Exercise directions.
Take each line containing the word "this" and copy it.

Supplied information.
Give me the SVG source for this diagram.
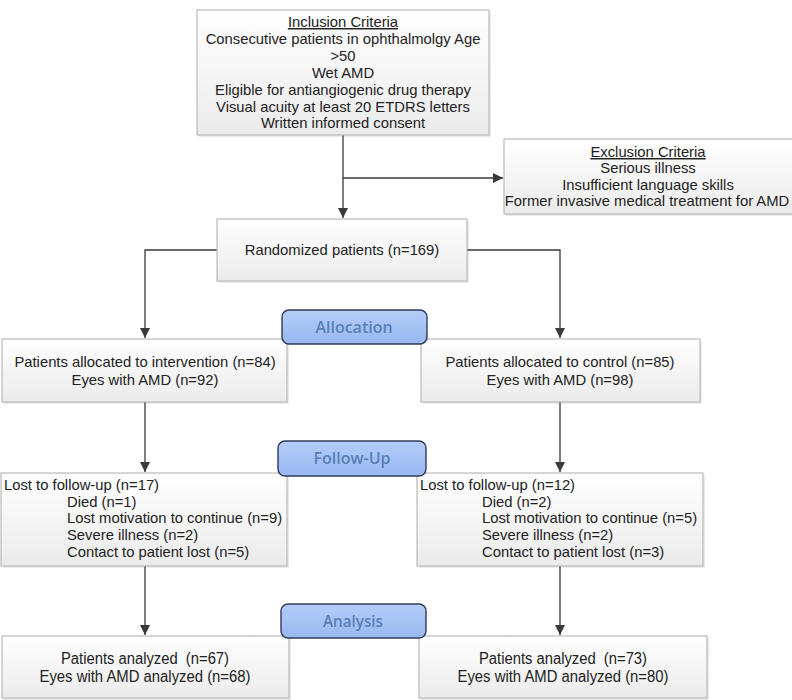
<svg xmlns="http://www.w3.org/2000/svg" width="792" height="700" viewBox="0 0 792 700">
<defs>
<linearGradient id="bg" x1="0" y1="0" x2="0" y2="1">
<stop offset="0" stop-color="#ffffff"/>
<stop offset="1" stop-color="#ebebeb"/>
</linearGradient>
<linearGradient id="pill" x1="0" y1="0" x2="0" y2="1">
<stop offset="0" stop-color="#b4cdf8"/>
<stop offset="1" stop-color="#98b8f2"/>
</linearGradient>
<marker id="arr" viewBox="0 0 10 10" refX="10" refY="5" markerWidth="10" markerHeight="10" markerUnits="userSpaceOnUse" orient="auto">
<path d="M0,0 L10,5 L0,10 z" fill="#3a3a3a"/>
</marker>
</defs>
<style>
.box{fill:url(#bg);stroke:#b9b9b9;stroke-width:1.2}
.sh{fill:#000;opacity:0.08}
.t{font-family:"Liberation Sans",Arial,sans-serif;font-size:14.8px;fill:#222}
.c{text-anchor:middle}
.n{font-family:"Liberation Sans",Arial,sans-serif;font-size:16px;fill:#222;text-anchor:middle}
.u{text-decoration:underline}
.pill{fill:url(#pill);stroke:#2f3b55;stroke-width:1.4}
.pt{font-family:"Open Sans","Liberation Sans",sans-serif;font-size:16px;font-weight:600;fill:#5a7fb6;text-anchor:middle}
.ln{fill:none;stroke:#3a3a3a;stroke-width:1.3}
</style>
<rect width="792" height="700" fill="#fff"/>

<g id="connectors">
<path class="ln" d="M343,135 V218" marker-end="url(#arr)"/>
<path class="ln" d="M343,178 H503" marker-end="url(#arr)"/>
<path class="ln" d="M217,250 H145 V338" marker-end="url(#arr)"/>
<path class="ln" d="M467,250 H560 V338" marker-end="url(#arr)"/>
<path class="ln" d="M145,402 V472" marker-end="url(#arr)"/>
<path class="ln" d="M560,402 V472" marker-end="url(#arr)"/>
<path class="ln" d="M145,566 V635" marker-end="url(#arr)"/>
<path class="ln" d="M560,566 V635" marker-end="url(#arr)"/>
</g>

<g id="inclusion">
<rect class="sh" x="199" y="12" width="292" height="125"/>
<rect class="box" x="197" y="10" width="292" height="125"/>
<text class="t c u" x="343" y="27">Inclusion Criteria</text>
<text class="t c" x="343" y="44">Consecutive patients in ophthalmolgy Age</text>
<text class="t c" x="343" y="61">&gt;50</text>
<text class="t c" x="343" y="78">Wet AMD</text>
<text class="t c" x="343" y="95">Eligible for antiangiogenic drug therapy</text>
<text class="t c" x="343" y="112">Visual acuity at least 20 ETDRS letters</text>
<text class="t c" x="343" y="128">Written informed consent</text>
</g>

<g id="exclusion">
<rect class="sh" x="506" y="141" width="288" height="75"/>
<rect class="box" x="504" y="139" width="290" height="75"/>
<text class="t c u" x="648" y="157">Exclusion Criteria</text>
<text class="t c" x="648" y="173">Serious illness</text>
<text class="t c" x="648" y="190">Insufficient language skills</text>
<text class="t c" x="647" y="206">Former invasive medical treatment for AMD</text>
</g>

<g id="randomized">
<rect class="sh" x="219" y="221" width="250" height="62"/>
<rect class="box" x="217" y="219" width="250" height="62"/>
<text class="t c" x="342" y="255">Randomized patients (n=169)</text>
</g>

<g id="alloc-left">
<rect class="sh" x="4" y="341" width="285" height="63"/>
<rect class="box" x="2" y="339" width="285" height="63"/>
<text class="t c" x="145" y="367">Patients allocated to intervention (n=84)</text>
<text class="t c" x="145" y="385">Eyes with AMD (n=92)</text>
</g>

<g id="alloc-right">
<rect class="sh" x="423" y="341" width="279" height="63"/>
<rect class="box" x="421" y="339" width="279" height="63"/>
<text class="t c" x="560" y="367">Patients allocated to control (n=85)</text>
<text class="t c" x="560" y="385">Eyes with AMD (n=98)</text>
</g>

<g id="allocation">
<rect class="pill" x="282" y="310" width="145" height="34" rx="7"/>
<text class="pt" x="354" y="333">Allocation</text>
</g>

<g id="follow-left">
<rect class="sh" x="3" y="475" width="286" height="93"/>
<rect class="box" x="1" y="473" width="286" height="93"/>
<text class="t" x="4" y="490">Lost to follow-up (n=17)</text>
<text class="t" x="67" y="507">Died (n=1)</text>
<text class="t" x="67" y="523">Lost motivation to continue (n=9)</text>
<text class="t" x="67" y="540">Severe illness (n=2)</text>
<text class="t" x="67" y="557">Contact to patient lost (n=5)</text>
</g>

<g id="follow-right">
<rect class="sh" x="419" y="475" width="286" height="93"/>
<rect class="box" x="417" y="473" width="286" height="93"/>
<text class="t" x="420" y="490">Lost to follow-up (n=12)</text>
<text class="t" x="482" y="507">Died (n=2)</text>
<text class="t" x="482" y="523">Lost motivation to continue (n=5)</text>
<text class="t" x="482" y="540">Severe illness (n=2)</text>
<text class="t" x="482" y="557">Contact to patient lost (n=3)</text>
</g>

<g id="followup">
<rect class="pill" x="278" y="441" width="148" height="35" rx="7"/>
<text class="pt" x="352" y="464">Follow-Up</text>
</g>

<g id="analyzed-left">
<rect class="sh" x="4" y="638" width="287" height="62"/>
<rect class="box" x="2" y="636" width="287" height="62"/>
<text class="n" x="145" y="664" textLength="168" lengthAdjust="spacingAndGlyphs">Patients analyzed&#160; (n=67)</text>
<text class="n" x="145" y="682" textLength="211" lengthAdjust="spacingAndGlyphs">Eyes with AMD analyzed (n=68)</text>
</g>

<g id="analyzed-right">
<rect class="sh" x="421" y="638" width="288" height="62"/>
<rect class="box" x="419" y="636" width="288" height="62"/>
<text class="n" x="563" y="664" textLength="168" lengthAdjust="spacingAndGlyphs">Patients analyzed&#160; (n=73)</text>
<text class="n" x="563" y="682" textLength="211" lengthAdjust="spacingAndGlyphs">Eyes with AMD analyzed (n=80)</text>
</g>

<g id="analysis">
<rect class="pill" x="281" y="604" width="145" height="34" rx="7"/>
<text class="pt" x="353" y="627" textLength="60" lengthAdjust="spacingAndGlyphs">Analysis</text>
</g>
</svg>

...

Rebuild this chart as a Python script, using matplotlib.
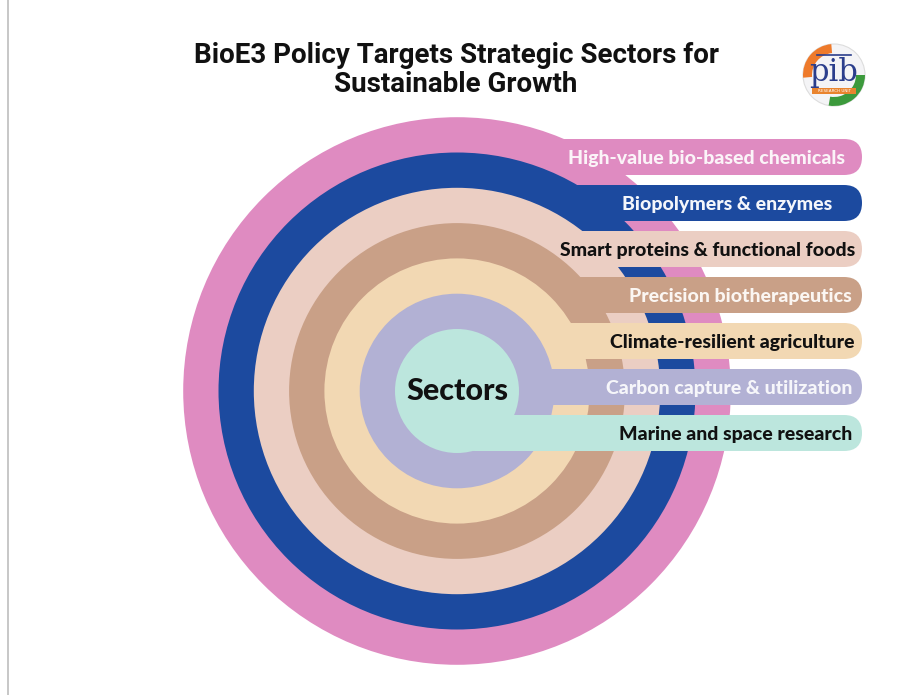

Exercise response.
Give me the SVG source for this diagram.
Rebuild this chart as a Python script, using matplotlib.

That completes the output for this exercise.